▸ SUPPLIED DATA:
•••••

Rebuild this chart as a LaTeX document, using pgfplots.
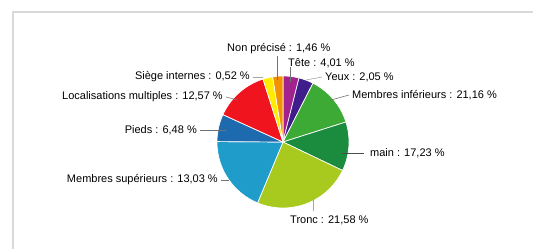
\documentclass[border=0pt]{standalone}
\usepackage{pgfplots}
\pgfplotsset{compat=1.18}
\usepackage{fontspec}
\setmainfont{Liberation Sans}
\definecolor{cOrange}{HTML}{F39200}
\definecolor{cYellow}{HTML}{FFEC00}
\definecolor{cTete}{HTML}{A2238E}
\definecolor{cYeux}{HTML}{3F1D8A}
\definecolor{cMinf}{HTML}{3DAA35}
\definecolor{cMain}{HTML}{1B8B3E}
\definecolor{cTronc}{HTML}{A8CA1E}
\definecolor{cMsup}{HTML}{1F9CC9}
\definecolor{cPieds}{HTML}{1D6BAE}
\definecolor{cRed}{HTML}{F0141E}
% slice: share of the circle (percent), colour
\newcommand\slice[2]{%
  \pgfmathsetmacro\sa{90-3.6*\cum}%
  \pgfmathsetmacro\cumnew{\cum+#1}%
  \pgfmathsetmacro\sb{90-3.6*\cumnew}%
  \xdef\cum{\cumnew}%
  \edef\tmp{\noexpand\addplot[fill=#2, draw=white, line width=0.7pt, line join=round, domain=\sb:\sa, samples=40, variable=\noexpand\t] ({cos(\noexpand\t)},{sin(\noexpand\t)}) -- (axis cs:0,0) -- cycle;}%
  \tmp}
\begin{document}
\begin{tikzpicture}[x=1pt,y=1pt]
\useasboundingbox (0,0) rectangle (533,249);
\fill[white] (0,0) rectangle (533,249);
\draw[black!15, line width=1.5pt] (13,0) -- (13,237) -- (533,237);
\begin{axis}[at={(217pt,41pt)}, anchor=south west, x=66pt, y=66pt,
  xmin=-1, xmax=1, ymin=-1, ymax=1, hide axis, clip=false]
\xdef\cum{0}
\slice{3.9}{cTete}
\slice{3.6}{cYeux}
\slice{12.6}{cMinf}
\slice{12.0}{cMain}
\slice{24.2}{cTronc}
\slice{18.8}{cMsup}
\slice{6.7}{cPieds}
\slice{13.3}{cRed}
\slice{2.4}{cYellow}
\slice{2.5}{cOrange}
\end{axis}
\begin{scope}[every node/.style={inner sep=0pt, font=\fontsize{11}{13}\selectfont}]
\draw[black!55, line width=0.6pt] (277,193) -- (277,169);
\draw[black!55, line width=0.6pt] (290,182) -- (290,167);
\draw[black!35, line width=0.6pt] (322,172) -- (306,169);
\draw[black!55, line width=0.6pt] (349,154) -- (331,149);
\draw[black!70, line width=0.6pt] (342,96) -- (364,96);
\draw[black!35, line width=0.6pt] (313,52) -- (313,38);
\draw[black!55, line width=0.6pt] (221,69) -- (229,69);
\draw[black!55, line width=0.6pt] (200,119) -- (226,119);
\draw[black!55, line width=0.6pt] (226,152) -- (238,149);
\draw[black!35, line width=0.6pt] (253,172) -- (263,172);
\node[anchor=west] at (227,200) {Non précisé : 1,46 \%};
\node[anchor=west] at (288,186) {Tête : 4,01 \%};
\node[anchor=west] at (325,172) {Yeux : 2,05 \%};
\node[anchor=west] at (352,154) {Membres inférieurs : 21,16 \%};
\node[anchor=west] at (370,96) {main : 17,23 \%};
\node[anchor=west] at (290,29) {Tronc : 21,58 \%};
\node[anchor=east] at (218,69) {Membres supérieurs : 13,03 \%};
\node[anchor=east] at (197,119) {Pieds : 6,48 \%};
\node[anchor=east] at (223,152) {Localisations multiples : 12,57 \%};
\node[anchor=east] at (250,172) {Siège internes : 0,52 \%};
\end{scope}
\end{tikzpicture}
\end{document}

•••••

All of the data above should be transcribed verbatim, with pictures omitted.

▸ SOLVED EXERCISE:
Rebuild this chart as a LaTeX document, using pgfplots.
\documentclass[border=0pt]{standalone}
\usepackage{pgfplots}
\pgfplotsset{compat=1.18}
\usepackage{fontspec}
\setmainfont{Liberation Sans}
\definecolor{cOrange}{HTML}{F39200}
\definecolor{cYellow}{HTML}{FFEC00}
\definecolor{cTete}{HTML}{A2238E}
\definecolor{cYeux}{HTML}{3F1D8A}
\definecolor{cMinf}{HTML}{3DAA35}
\definecolor{cMain}{HTML}{1B8B3E}
\definecolor{cTronc}{HTML}{A8CA1E}
\definecolor{cMsup}{HTML}{1F9CC9}
\definecolor{cPieds}{HTML}{1D6BAE}
\definecolor{cRed}{HTML}{F0141E}
% slice: share of the circle (percent), colour
\newcommand\slice[2]{%
  \pgfmathsetmacro\sa{90-3.6*\cum}%
  \pgfmathsetmacro\cumnew{\cum+#1}%
  \pgfmathsetmacro\sb{90-3.6*\cumnew}%
  \xdef\cum{\cumnew}%
  \edef\tmp{\noexpand\addplot[fill=#2, draw=white, line width=0.7pt, line join=round, domain=\sb:\sa, samples=40, variable=\noexpand\t] ({cos(\noexpand\t)},{sin(\noexpand\t)}) -- (axis cs:0,0) -- cycle;}%
  \tmp}
\begin{document}
\begin{tikzpicture}[x=1pt,y=1pt]
\useasboundingbox (0,0) rectangle (533,249);
\fill[white] (0,0) rectangle (533,249);
\draw[black!15, line width=1.5pt] (13,0) -- (13,237) -- (533,237);
\begin{axis}[at={(217pt,41pt)}, anchor=south west, x=66pt, y=66pt,
  xmin=-1, xmax=1, ymin=-1, ymax=1, hide axis, clip=false]
\xdef\cum{0}
\slice{3.9}{cTete}
\slice{3.6}{cYeux}
\slice{12.6}{cMinf}
\slice{12.0}{cMain}
\slice{24.2}{cTronc}
\slice{18.8}{cMsup}
\slice{6.7}{cPieds}
\slice{13.3}{cRed}
\slice{2.4}{cYellow}
\slice{2.5}{cOrange}
\end{axis}
\begin{scope}[every node/.style={inner sep=0pt, font=\fontsize{11}{13}\selectfont}]
\draw[black!55, line width=0.6pt] (277,193) -- (277,169);
\draw[black!55, line width=0.6pt] (290,182) -- (290,167);
\draw[black!35, line width=0.6pt] (322,172) -- (306,169);
\draw[black!55, line width=0.6pt] (349,154) -- (331,149);
\draw[black!70, line width=0.6pt] (342,96) -- (364,96);
\draw[black!35, line width=0.6pt] (313,52) -- (313,38);
\draw[black!55, line width=0.6pt] (221,69) -- (229,69);
\draw[black!55, line width=0.6pt] (200,119) -- (226,119);
\draw[black!55, line width=0.6pt] (226,152) -- (238,149);
\draw[black!35, line width=0.6pt] (253,172) -- (263,172);
\node[anchor=west] at (227,200) {Non précisé : 1,46 \%};
\node[anchor=west] at (288,186) {Tête : 4,01 \%};
\node[anchor=west] at (325,172) {Yeux : 2,05 \%};
\node[anchor=west] at (352,154) {Membres inférieurs : 21,16 \%};
\node[anchor=west] at (370,96) {main : 17,23 \%};
\node[anchor=west] at (290,29) {Tronc : 21,58 \%};
\node[anchor=east] at (218,69) {Membres supérieurs : 13,03 \%};
\node[anchor=east] at (197,119) {Pieds : 6,48 \%};
\node[anchor=east] at (223,152) {Localisations multiples : 12,57 \%};
\node[anchor=east] at (250,172) {Siège internes : 0,52 \%};
\end{scope}
\end{tikzpicture}
\end{document}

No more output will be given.